Locate each line below that includes "LaTeX" and reproduce it.

━━━━━━━━━━

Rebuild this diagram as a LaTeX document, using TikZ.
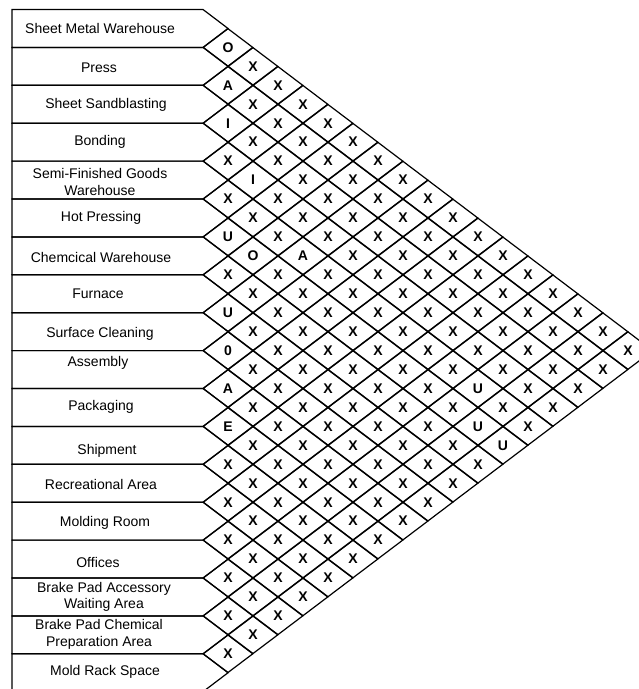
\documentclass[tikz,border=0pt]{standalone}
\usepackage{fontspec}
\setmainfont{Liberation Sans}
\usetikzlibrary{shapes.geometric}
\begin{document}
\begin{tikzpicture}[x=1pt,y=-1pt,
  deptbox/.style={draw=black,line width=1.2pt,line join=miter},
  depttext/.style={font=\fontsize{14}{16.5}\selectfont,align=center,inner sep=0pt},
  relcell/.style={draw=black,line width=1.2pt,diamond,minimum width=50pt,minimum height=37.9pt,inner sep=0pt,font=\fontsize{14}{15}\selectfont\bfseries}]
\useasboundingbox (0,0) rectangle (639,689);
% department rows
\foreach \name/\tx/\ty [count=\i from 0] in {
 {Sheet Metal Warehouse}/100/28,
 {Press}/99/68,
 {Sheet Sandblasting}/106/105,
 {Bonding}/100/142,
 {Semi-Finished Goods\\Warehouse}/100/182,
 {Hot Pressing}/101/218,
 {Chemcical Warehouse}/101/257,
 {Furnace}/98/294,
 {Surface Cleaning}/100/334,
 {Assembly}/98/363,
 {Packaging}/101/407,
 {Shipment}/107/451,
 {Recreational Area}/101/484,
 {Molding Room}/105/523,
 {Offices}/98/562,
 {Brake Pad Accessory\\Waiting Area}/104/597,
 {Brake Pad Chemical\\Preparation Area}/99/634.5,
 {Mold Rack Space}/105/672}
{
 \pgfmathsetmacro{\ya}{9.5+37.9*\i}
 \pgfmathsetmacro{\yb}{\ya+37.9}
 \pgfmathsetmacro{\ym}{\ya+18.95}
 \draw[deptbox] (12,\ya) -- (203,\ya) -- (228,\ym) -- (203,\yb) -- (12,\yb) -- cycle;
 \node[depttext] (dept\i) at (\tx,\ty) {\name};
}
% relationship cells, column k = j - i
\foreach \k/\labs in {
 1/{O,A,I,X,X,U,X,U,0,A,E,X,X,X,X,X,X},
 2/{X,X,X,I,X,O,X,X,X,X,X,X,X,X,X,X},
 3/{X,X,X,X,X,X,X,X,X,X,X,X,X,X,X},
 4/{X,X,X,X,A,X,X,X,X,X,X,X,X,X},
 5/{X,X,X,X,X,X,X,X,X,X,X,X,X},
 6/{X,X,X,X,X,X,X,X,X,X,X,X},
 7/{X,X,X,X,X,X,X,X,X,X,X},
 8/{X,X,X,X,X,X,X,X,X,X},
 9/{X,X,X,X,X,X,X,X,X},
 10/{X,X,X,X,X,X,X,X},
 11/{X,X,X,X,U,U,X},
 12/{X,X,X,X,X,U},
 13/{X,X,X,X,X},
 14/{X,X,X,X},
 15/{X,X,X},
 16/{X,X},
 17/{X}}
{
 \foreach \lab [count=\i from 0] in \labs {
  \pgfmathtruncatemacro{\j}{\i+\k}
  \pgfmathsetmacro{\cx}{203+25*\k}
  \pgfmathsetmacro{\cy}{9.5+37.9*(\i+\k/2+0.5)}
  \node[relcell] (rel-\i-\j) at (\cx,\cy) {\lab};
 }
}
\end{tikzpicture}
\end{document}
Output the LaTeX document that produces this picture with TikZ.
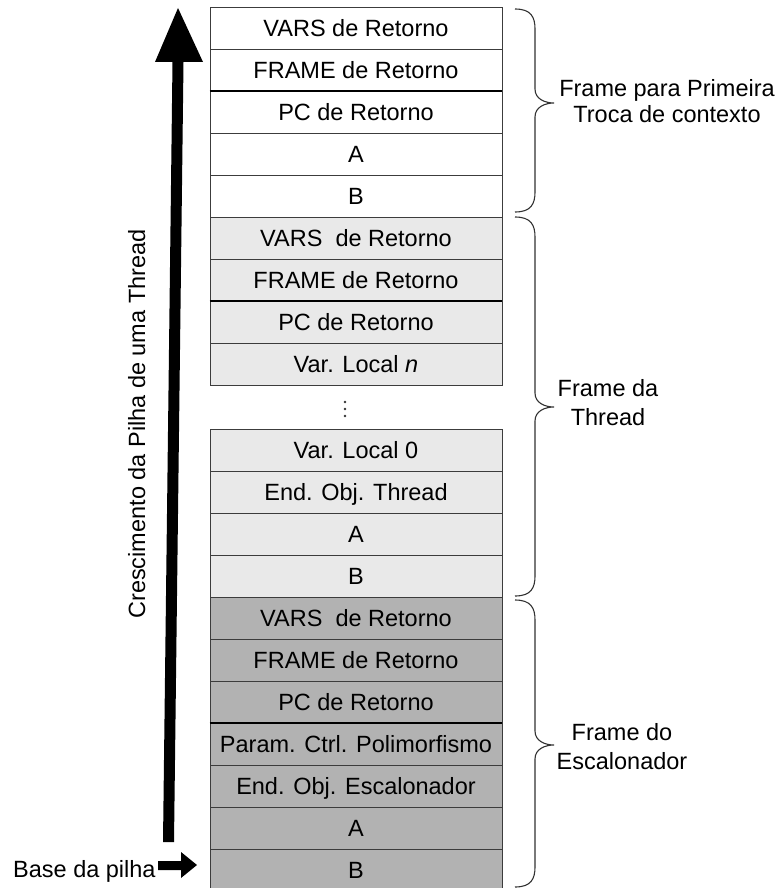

━━━━━━━━━━

• _RESPONSE_
Rebuild this diagram as a LaTeX document, using TikZ.
Output the LaTeX document that produces this picture with TikZ.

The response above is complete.